When I was at school, we had to do a weekly class that was euphemistically called "Guidance." these days they call it "Social Awareness" or even "Citizenship", but the idea was to educate and get us thinking about issues in the our lives and the world. This class, for example, covered sex education - which consisted of the teacher regaling the all-male class of his exploits while serving in the Army in Egypt, and the importance of protection then.
I digress - one particular lesson has always stuck in my mind. The chairs in the room had been arranged in a circle, and the teacher invited a fellow student (known for his left-wing political views) to pick a seat. He then invited another student, a known Thatcherite, to take a seat opposite him.
Each of us were then asked to take a seat either to the left or to the right of one of these people, depending on how close your political views were to that person. If there wasn't room, everyone had to budge up one seat as required. I was the last person, but even then I wasn't left or right=wing, but more liberal. I took a seat in the middle, and everyone had to move one seat left or right.
As a result, the two students he had asked to sit first were now sat right next to each other. His point was clear - they were a lot closer than they thought.

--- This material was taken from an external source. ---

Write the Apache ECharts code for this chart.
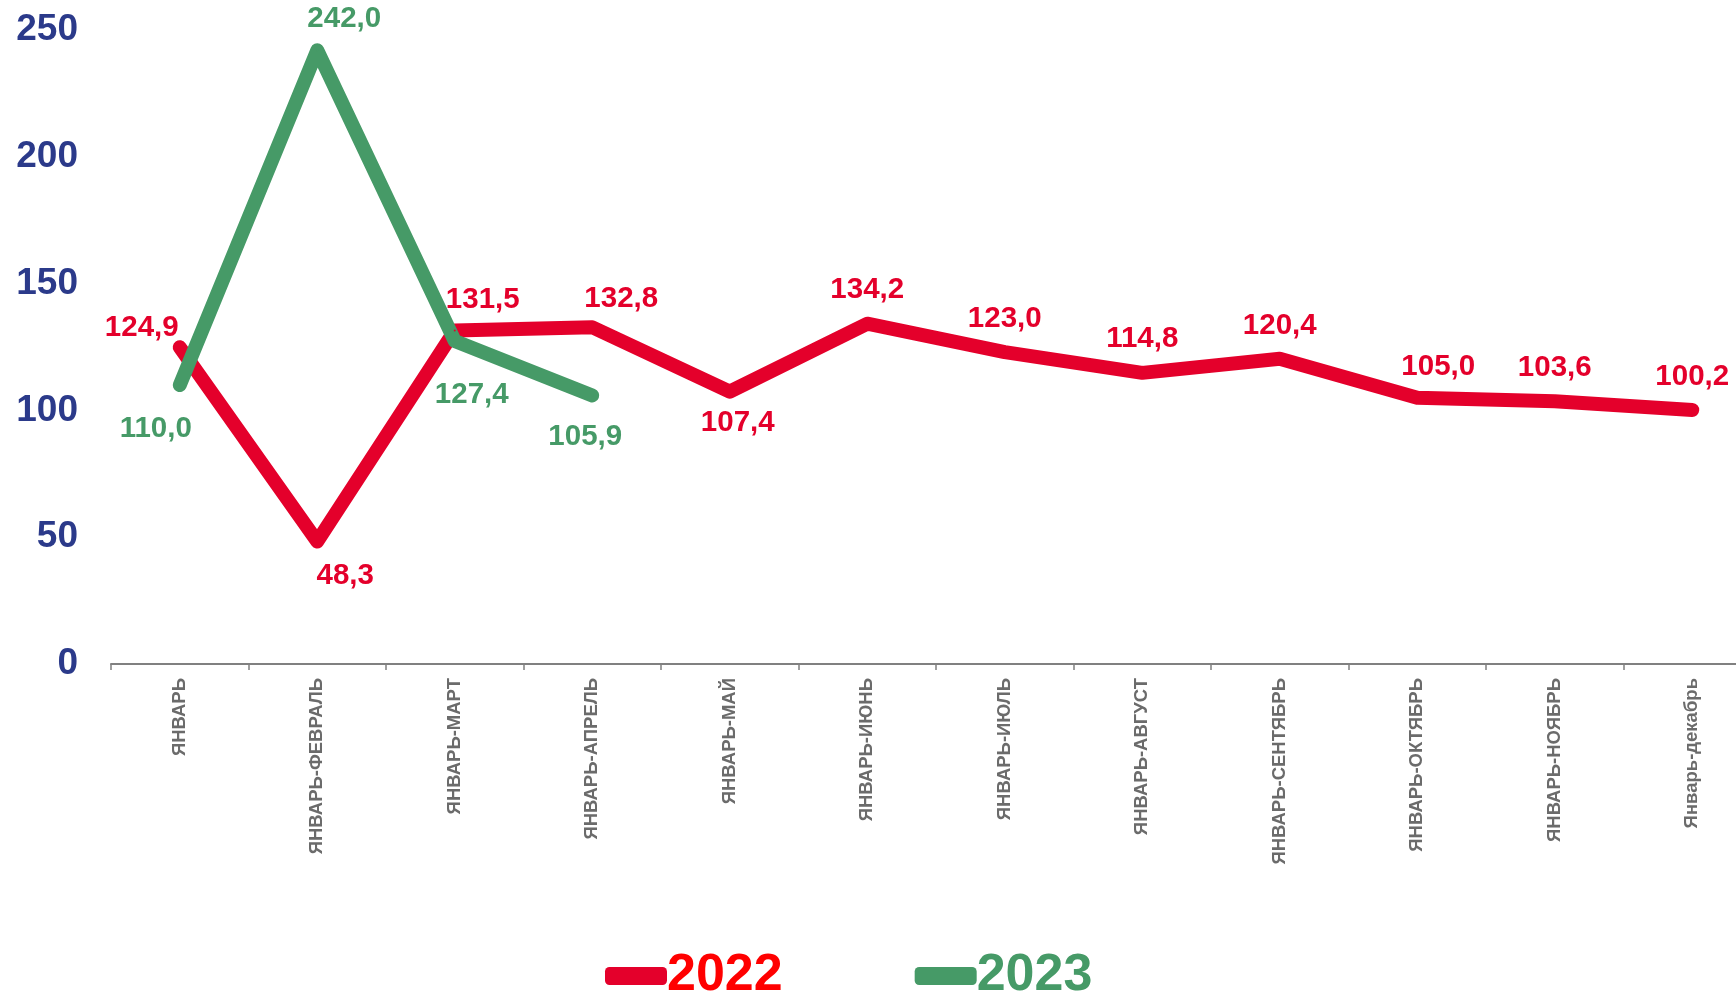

Why has this come to mind? Over the summer, I picked up a book called "God's Politics" by Jim Wallis, published in 2005. Wallis is an American evangelical, and his book looks at the seeming role played by religion in American politics then, and even more so today. I'm going to read a chapter of this book each day, and like my good friend Mike Parnell recently did with a couple of books share my thoughts here.
In the introduction, he starts by making one truth very clear. "God is not a Republican. Or a Democrat". We in the UK are guilty of assuming that, because of people like Faldwell and the Moral Majority, all American Christians support Bush and are Republican. As Robin Williams would say "Horse Excrement".
Wallis postulates that the Right wing in America want to focus on certain "hot topics" - such as abortion and same-sex marriage - while ignoring the need for social support and helping those less well off. He also makes the point that, because of the apparent Christian focus on the Right, the Left seems to want to distance itself from addressing the very real role that Christians can play in social reform.
The book was written after the 2004 election, and Wallis makes this statement that Bush could both return to "social policies" rather than "faith-based decisions" and involve others in tackling injustice both at home in the US and abroad.
Consider - if that had happened, when Katrina struck New Orleans would things have been different? These last few weeks, when we've seen major financial institutions fail and a proposed multi-billion dollar bailout by the Federal Reserve, free social health-care is still a no-no for the Republican party?
Bear in mind I'm not an American, so you may feel I have no right to speak, but exactly the same questions could be asked about our British system as well.
Anyway, as I say, come back as I share my thoughts on each chapter as I read it. In six weeks, you elect your new President in the US. Take time to consider what you think, and don;t vote blindly.